Seeking Rejection

Several months ago, I read an article by Blair Braverman in Outside magazine, in which she encouraged her readers to make rejections valuable to them. In answering a reader’s Dear Abby-style letter, Blair said “Turn applying for big dreams into your hobby.” She encouraged her reader to set a goal for the number of rejections she wants to receive and to pick something indulgent to do or buy for herself when she reached it. In doing so, she’ll make the rejections valuable.

Blair is an Iowa-trained writer and musher (she completed the Iditarod earlier this year), so I trust that she knows a lot about making attempts and failing. 

When I read Blair’s article, I was feeling stuck in a couple of areas of my life and frustrated that some of my big goals don’t seem anywhere closer to being accomplished. Her letter made sense to me in a way similar advice from my writing professors never had. I read the article through several times, picked an arbitrary number (12), and set about getting rejected.

I made my case to my boss for a perk I really wanted. I reached out to an old friend who might not want to talk. I applied to do something cool in my community. 

When I was sailing along, searching out new possibilities, applying, then moving on to the next idea, I felt really good about my rejections. I was dropping baited line after baited line, just to see how many I could do. But the first time someone called me back, the first time I didn’t get a “no” but a “tell me more,” the game changed. I’d had a nibble. So I pulled hard. The reel sung as I worked it. I stopped applying to do other interesting things. Instead, I got excited about this possibility, told a couple of friends my hopes, and kept working the line. I ignored the others and didn’t put any more in the water. Why waste the effort if this one paid off and necessarily took up a big chunk of my attention and energy for a while? 

Then that fish, too, got away. 

And I was disappointed. All my attempts to that point had turned into rejections, and I was steadily building toward 12 of them, but I would much rather have had this exciting opportunity work out than to be one step closer to getting a pedicure. (The planned reward had been a new purse, but Tyler got me a lovely one for my birthday.)

So I told my close friends that it hadn’t worked out after all. I sat with my (and their) disappointment. I considered how important I’d let this one hope become to me. I still wasn’t applying to anything new, telling myself that I needed time to grieve the loss of this “maybe.” (I’ve been reading a memoir about counseling, so this seemed like a very reasonable plan at the time.) 

Finally, I went back and read Blair’s article again. Near the end, this paragraph seemed to have been written with font twice as large,

Instead of being disappointed when things don’t work out, be happily surprised when they do. The best way to do this is to have a lot going on at once. If you’re focusing your hope on a single opportunity—and of course, there will always be opportunities you want more than others—then you’ll naturally be devastated when it doesn’t come to pass.

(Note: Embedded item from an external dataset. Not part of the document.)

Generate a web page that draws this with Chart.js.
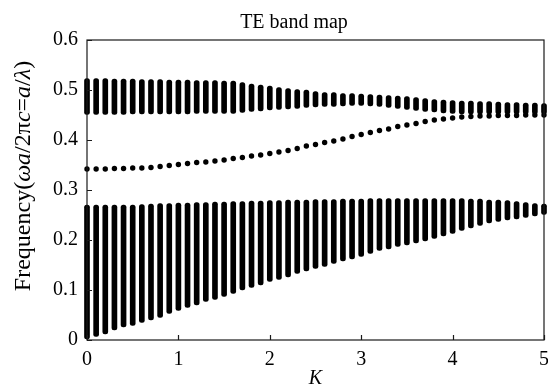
<!DOCTYPE html>
<html>
<head>
<meta charset="utf-8">
<script src="https://cdn.jsdelivr.net/npm/chart.js@4/dist/chart.umd.min.js"></script>
<style>
  html, body { margin:0; padding:0; background:#fff; }
  canvas { display:block; }
</style>
</head>
<body>
<canvas id="bandChart" width="548" height="389"></canvas>
<script>
// ── Data ──────────────────────────────────────────
const K = [0.0,0.1,0.2,0.3,0.4,0.5,0.6,0.7,0.8,0.9,
           1.0,1.1,1.2,1.3,1.4,1.5,1.6,1.7,1.8,1.9,
           2.0,2.1,2.2,2.3,2.4,2.5,2.6,2.7,2.8,2.9,
           3.0,3.1,3.2,3.3,3.4,3.5,3.6,3.7,3.8,3.9,
           4.0,4.1,4.2,4.3,4.4,4.5,4.6,4.7,4.8,4.9,5.0];

// lower band (edges of each column)
const lowBandBottom = [0.002,0.007,0.012,0.020,0.026,0.029,0.035,0.040,0.045,0.053,
                       0.059,0.065,0.070,0.077,0.081,0.087,0.093,0.100,0.105,0.110,
                       0.117,0.121,0.126,0.133,0.138,0.143,0.147,0.153,0.158,0.162,
                       0.167,0.173,0.179,0.182,0.187,0.190,0.194,0.198,0.203,0.208,
                       0.213,0.219,0.224,0.229,0.234,0.237,0.240,0.242,0.245,0.248,0.251];
const lowBandTop = [0.270,0.270,0.270,0.270,0.270,0.270,0.271,0.272,0.273,0.273,
                    0.274,0.274,0.275,0.275,0.276,0.276,0.277,0.277,0.278,0.278,
                    0.279,0.279,0.280,0.280,0.280,0.281,0.281,0.281,0.282,0.282,
                    0.282,0.283,0.283,0.283,0.283,0.283,0.283,0.283,0.283,0.283,
                    0.283,0.283,0.282,0.282,0.280,0.280,0.279,0.277,0.275,0.273,0.272];

// upper band
const highBandBottom = [0.451,0.451,0.451,0.451,0.451,0.452,0.452,0.452,0.452,0.452,
                        0.452,0.452,0.453,0.453,0.453,0.453,0.453,0.455,0.457,0.458,
                        0.460,0.461,0.462,0.463,0.465,0.466,0.467,0.467,0.468,0.469,
                        0.469,0.468,0.467,0.465,0.463,0.461,0.459,0.457,0.456,0.454,
                        0.453,0.452,0.452,0.452,0.452,0.452,0.452,0.452,0.452,0.452,0.452];
const highBandTop = [0.523,0.523,0.523,0.522,0.522,0.522,0.521,0.521,0.521,0.520,
                     0.520,0.520,0.519,0.519,0.519,0.518,0.518,0.515,0.512,0.510,
                     0.508,0.505,0.503,0.501,0.500,0.497,0.495,0.495,0.493,0.493,
                     0.492,0.491,0.490,0.489,0.488,0.487,0.485,0.483,0.481,0.480,
                     0.479,0.478,0.478,0.477,0.477,0.476,0.475,0.475,0.474,0.474,0.473];

// single defect band between the two
const midBand = [0.342,0.342,0.342,0.343,0.343,0.344,0.344,0.345,0.347,0.349,
                 0.351,0.353,0.355,0.356,0.358,0.360,0.363,0.365,0.368,0.370,
                 0.373,0.376,0.379,0.383,0.388,0.391,0.395,0.398,0.402,0.407,
                 0.411,0.415,0.419,0.422,0.427,0.430,0.433,0.437,0.440,0.442,
                 0.444,0.446,0.447,0.448,0.448,0.449,0.449,0.449,0.450,0.450,0.450];

const xTicks = [0, 1, 2, 3, 4, 5];
const yTicks = [0, 0.1, 0.2, 0.3, 0.4, 0.5, 0.6];

const TITLE = "TE band map";
const X_TITLE = "K";
// y title pieces: [text, italic?]
const Y_TITLE = [["Frequency(", false], ["ωa", true], ["/2π", false], ["c", true],
                 ["=", false], ["a", true], ["/", false], ["λ", true], [")", false]];

const SERIF = '"Liberation Serif", "Times New Roman", serif';

// ── Frame: box + inward ticks + titles ──────────────
const framePlugin = {
  id: "frame",
  afterDatasetsDraw(chart) {
    const { ctx, chartArea: a, scales: { x, y } } = chart;
    ctx.save();
    ctx.strokeStyle = "#1a1a1a";
    ctx.lineWidth = 1.2;
    ctx.strokeRect(a.left, a.top, a.right - a.left, a.bottom - a.top);
    ctx.beginPath();
    x.ticks.forEach(t => {
      const px = Math.round(x.getPixelForValue(t.value)) + 0.5;
      ctx.moveTo(px, a.bottom); ctx.lineTo(px, a.bottom - 5);
    });
    y.ticks.forEach(t => {
      const py = Math.round(y.getPixelForValue(t.value)) + 0.5;
      ctx.moveTo(a.left, py); ctx.lineTo(a.left + 5, py);
    });
    ctx.stroke();

    // chart title (sits a little right of the canvas centre)
    ctx.fillStyle = "#000";
    ctx.font = `20px ${SERIF}`;
    ctx.textAlign = "center";
    ctx.textBaseline = "alphabetic";
    ctx.fillText(TITLE, 294, 28);

    // rotated y-axis title
    const size = 24;
    const fonts = it => `${it ? "italic " : ""}${size}px ${SERIF}`;
    let total = 0;
    Y_TITLE.forEach(([s, it]) => { ctx.font = fonts(it); total += ctx.measureText(s).width; });
    ctx.translate(30, 176);
    ctx.rotate(-Math.PI / 2);
    ctx.textAlign = "left";
    let cx = -total / 2;
    Y_TITLE.forEach(([s, it]) => {
      ctx.font = fonts(it);
      ctx.fillText(s, cx, 0);
      cx += ctx.measureText(s).width;
    });
    ctx.restore();
  }
};

// ── Build chart ─────────────────────────────────────
const lowBand = K.map((k, i) => ({ x: k, y: [lowBandBottom[i], lowBandTop[i]] }));
const highBand = K.map((k, i) => ({ x: k, y: [highBandBottom[i], highBandTop[i]] }));
const midPoints = K.map((k, i) => ({ x: k, y: midBand[i] }));

const columnStyle = {
  backgroundColor: "#000",
  borderWidth: 0,
  borderSkipped: false,
  borderRadius: 2.5,
  barThickness: 5,
  grouped: false,
  clip: false,
};

new Chart(document.getElementById("bandChart"), {
  type: "bar",
  data: {
    datasets: [
      { label: "lower band", data: lowBand, ...columnStyle },
      { label: "upper band", data: highBand, ...columnStyle },
      {
        label: "defect band",
        type: "scatter",
        data: midPoints,
        pointStyle: "circle",
        pointRadius: 2.7,
        pointBackgroundColor: "#000",
        pointBorderWidth: 0,
        showLine: false,
        clip: false,
      },
    ],
  },
  options: {
    responsive: false,
    animation: false,
    devicePixelRatio: 1,
    layout: { padding: { left: 0, right: 4, top: 40, bottom: 0 } },
    plugins: {
      legend: { display: false },
      tooltip: { enabled: false },
      title: { display: false },
    },
    scales: {
      x: {
        type: "linear",
        min: 0, max: 5,
        offset: false,
        grid: { display: false, drawTicks: false },
        border: { display: false },
        afterBuildTicks: s => { s.ticks = xTicks.map(v => ({ value: v })); },
        afterFit: s => { s.height = 49; s.paddingLeft = 0; s.paddingRight = 0; },
        ticks: { color: "#000", padding: 8, maxRotation: 0, font: { family: SERIF, size: 20 } },
        title: {
          display: true, text: X_TITLE, color: "#000",
          font: { family: SERIF, size: 20, style: "italic", lineHeight: 1.0 },
          padding: { top: 0, bottom: 0 },
        },
      },
      y: {
        min: 0, max: 0.6,
        grid: { display: false, drawTicks: false },
        border: { display: false },
        afterBuildTicks: s => { s.ticks = yTicks.map(v => ({ value: v })); },
        afterFit: s => { s.width = 87; s.paddingTop = 0; s.paddingBottom = 0; },
        ticks: { color: "#000", padding: 9, font: { family: SERIF, size: 20 } },
      },
    },
  },
  plugins: [framePlugin],
});
</script>
</body>
</html>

But if you have a dozen things going on, and you’re applying for more every week, then by the time you hear “no,” you’ve already moved on to something else.

I still felt disappointed that this bubble of hope I’d nurtured for so many weeks had come to mark just a single tally on the post-it note by my desk. I also recognize that if I hadn’t focused so much on this one dream, I wouldn’t have felt so hurt when it didn’t work out. But I think Blair would disagree that all I got out of the experience was a tally mark.

Earlier in the article, Blair said,

Treat everything as information. If an editor gives you feedback, implement it before your next round of submissions. If you interview for a job you’re obsessed with, figure out what it is that appeals so much. Maybe that job means prestige, or solitude, or working with friends. Maybe you didn’t realize how badly you wanted to live in Montana until you got rejected from a job in Montana. Great—that’s important information. That’s how you figure out what you really want. 

So why did losing this one opportunity hurt me so much? What about it had appeal to me so much? Without going into too much detail, I decided that its newness alone was very appealing. I have said for years that I’m afraid of getting into ruts and afraid of feeling stuck. This opportunity would have helped me feel fresh and useful, stretching skills I haven’t used in a while to help people in a way I miss. 

Okay, I told myself. That’s really useful information. And after I sat with that comfort for a minute (it’s a very good book about counseling), I named for myself the things I’d learned just by applying to this opportunity, then what I’d learned just by being in conversation with someone about it. I thought of two things I could do differently next time, and a couple things I’d like to get better at regardless. Finally, feeling much better overall, I asked myself, So what kind of opportunities should we apply for next? 

The next old friend I reached out to did want to talk—not a tally, but a yes! But, I didn’t hear back about the next opportunity I applied to, which involved being paid to watch a ton of Christmas movies in a short period of time. I don’t know how many book giveaways I’ve entered (these I’m not counting toward my goal number, but they do count as lines in the water). I’m working on a new pitch for a blog idea. And as the year winds down and I struggle to wind down with it, I’m happy with all of these things. 

“Most things in life don’t work out,” Blair said, “But some do. The secret is to love the possibilities.”